Implementation differs: bubblewrap can run without network namespaces or with a unshare(CLONE_NEWNET) for full isolation; Docker uses --network=none plus a per-container network namespace if you want allow-listing.

When neither is enough

For truly hostile workloads (security research, user-submitted attack payloads), neither bubblewrap nor Docker-on-runc is sufficient. Step up to:

  • Docker + gVisor (runsc): kernel-level isolation, ~30% syscall overhead. The pragmatic next step.
  • Kata Containers: lightweight VMs as containers. Stronger isolation, heavier cold start.
  • Firecracker: AWS’s MicroVM. Used by Lambda. Cold start ~125 ms; very strong isolation.

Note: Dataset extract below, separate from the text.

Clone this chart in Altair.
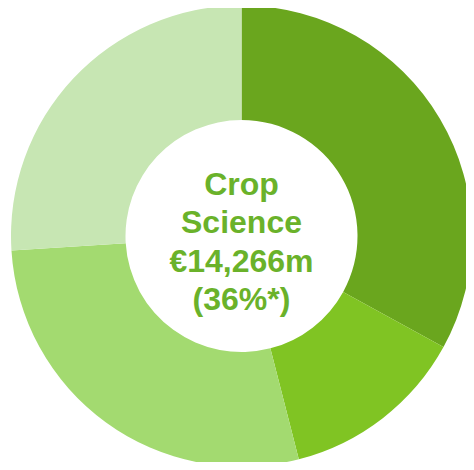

For most multi-tenant AI gateway use cases, Docker + gVisor is the right ceiling. Beyond that you’re paying overhead you don’t need.

Recommendation

  • Linux + trusted-but-isolated workloads: bubblewrap. Fast, simple, well-suited.
  • Cross-platform or moderately-untrusted workloads: Docker with default seccomp + cap-drop.
  • Genuinely-untrusted (user-submitted code): Docker + gVisor.
  • Hostile workloads: Firecracker.

Pick per workload, not per cluster. The right choice for one tool isn’t the right choice for all of them.